Using ? with sed
I just want to get the number of a file that may or may not be gzip'd. However, it appears that a regular expression in sed does not support a ?. Here's what I tried:
echo 'file_1.gz'|sed -n 's/.*_\(.*\)\(\.gz\)?/\1/p'
and nothing was returned. Then I added a ? to the string being analyzed:
echo 'file_1.gz?'|sed -n 's/.*_\(.*\)\(\.gz\)?/\1/p'
So, it looks like the ? used in most regex's is not supported in sed, right? Well then, I would just like sed to give a 1 for file_1 and file_1.gz. What's the best way to do that in a bash script if execution time is critical?

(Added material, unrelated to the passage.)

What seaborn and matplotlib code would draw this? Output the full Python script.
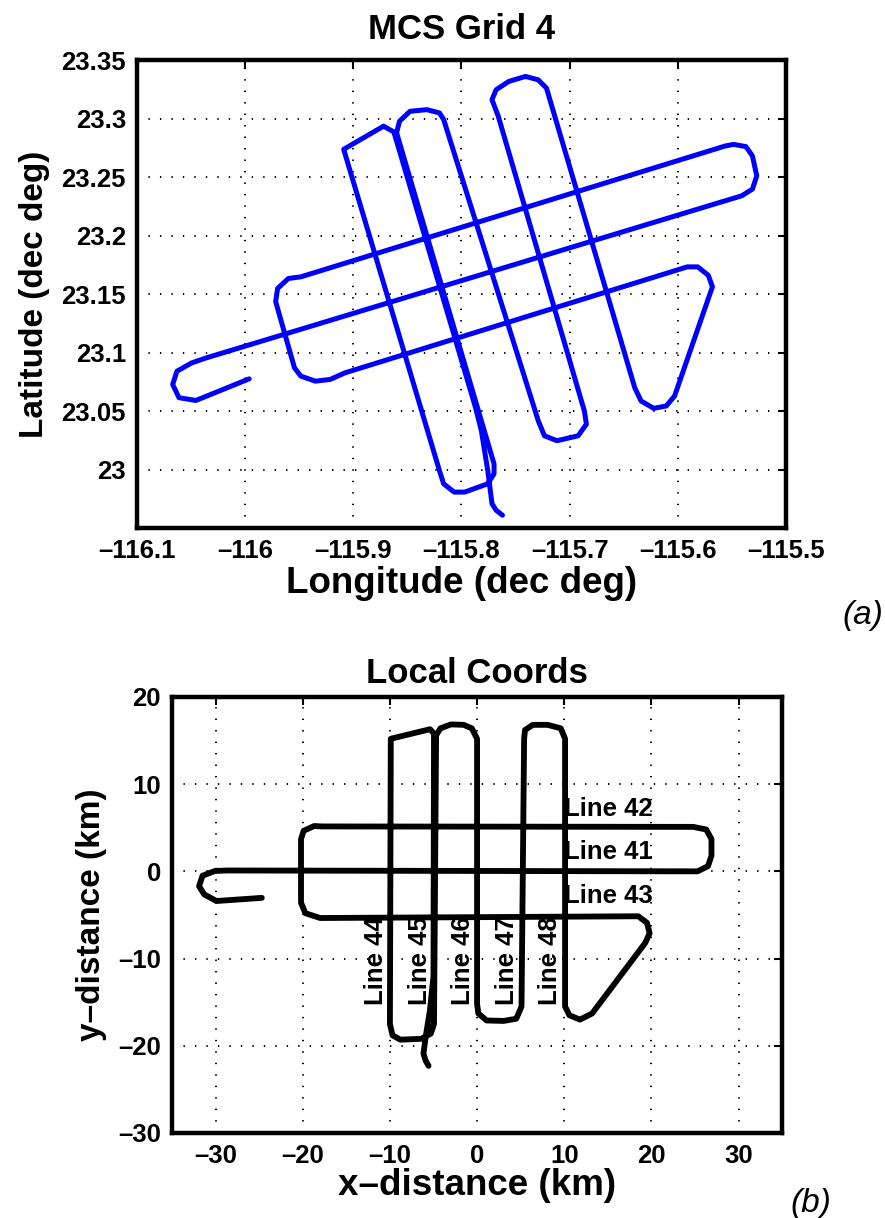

The equivalent to x? is \(x\|\).
However, many versions of sed support an option to enable "extended regular expressions" which includes ?. In GNU sed the flag is -r. Note that this also changes unescaped parens to do grouping. eg:
echo 'file_1.gz'|sed -n -r 's/.*_(.*)(\.gz)?/\1/p'
Actually, there's another bug in your regex which is that the greedy .* in the parens is going to swallow up the ".gz" if there is one. sed doesn't have a non-greedy equivalent to * as far as I know, but you can use | to work around this. | in sed (and many other regex implementations) will use the leftmost match that works, so you can do something like this:
echo 'file_1.gz'|sed -r 's/(.*_(.*)\.gz)|(.*_(.*))/\2\4/'
This tries to match with .gz, and only tries without it if that doesn't work. Only one of group 2 or 4 will actually exist (since they are on opposite sides of the same |) so we just concatenate them to get the value we want.